Explain this c program?

int i=2;


printf("%d %d",i++,i++);





the output is 3 2


dont care about syntax i executed and got this result can anyone explain the exact reason y it is displayed as 3 2 instead of 2 3

Explain this c program?
the output is right because printf function processes its arguments from right to left..


hence the output for the above code is right
Reply:the maybe is this one:





you declare a variable "i" is equal 2,





and you give output command ("%d %d") which will show a variable of i++, ++i....





i++ means i = i + 1


++i means i = i - 1


and this must be i = 2 + 1 "equal to 3"


then it will memorize that i = 3


and i = 3 - 1 "and precisely 2"
Reply:Looks like the program interprets argument in right-to-left order.





printf(...,...,i++);


printf(...,i++,2);


printf("%d %d",3,2);





I don't sure!





=========





From the above answer:





%26gt; printf("%d %d",i, i++);





It outputs 3 and 2 too.
Reply:It is not 3 2 or 2 3 but it supposed to be 3 3. If you want to be 2 3 then printf("%d %d",i, i++);
Reply:The compiler in C/C++ language will evaluate the function arguments from Right-to-Left !


So be careful that the first argument which has to be evaluated first is the rightmost argument or the last i++ . So here the last i++ means store 2 in function's stack and add 1 to i value ( Now the value of i is 3 !)


In the next step , the first i++ will be evaluated and it means store i value ( or 3 ) in the function's stack and add 1 to i value .

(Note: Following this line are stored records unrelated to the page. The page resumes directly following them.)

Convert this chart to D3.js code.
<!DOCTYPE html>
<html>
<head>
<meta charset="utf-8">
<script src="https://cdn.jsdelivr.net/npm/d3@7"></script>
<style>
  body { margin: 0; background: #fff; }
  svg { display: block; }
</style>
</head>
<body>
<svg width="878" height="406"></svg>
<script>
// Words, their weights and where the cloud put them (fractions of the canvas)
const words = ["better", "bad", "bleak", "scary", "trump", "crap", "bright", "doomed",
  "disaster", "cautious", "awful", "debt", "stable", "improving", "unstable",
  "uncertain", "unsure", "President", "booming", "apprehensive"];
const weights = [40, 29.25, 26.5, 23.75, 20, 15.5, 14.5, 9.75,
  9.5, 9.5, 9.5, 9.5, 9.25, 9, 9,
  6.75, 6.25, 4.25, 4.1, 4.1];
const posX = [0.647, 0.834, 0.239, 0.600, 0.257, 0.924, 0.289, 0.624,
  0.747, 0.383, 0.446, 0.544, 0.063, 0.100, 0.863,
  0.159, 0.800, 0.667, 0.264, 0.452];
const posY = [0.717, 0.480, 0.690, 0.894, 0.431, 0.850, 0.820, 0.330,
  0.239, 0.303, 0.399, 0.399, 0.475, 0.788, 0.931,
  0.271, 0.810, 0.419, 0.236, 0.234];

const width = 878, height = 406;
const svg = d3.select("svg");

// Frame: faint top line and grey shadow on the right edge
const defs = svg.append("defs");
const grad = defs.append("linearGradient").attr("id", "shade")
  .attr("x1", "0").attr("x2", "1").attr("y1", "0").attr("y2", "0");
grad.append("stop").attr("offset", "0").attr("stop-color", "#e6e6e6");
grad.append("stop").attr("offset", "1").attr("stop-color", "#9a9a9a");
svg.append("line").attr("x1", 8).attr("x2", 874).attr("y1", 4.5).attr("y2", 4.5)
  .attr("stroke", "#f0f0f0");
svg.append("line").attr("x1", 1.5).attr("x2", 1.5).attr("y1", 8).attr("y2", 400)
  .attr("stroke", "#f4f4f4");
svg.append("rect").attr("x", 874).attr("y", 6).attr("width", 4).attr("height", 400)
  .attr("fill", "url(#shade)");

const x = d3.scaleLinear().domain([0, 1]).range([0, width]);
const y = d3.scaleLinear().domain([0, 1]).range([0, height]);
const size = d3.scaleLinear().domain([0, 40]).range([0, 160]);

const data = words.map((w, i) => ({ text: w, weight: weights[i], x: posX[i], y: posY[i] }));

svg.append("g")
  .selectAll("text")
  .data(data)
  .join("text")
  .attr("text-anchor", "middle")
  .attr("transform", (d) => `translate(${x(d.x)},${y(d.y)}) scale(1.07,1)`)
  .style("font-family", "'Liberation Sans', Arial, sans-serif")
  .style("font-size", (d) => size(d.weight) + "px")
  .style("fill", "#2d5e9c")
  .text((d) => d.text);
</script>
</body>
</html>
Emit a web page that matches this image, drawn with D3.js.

Then printf tries to print the stack values one by one on the screen and because the top of the stack is 3 , the first number appeared will be 3 and similarly the next number will be 2 .


However , if you add another printf("%d",i) to the next line of your code , you will get 4 which is the current value of i .





we have some keywords with relation to this type of compiler reaction like stdcall or PASCAL which are used to specify how the compiler must handle the the parameters and arguments of the function in stack . In C/C++ all of the functions , by default , use stdcall which means Right-to-Left evaluation . PASCAL keyword specifies the reverse order or Left-to-Right evaluation of parameters which follows the exact same way of Pascal language compiler for this situation .
Reply:coz statements in c are executed from top to bottom AND RIGHT TO LEFT
Reply:printf statements execution is from right - to - left..





so the output is 3,2........





++i, i++ both are i+1 only..............





for i-1 it is --i or i-- .





if it is ++i, first it makes i value equal to i+1 and then implements........





if it is i++, after implementing the i value where it used it increments to 1.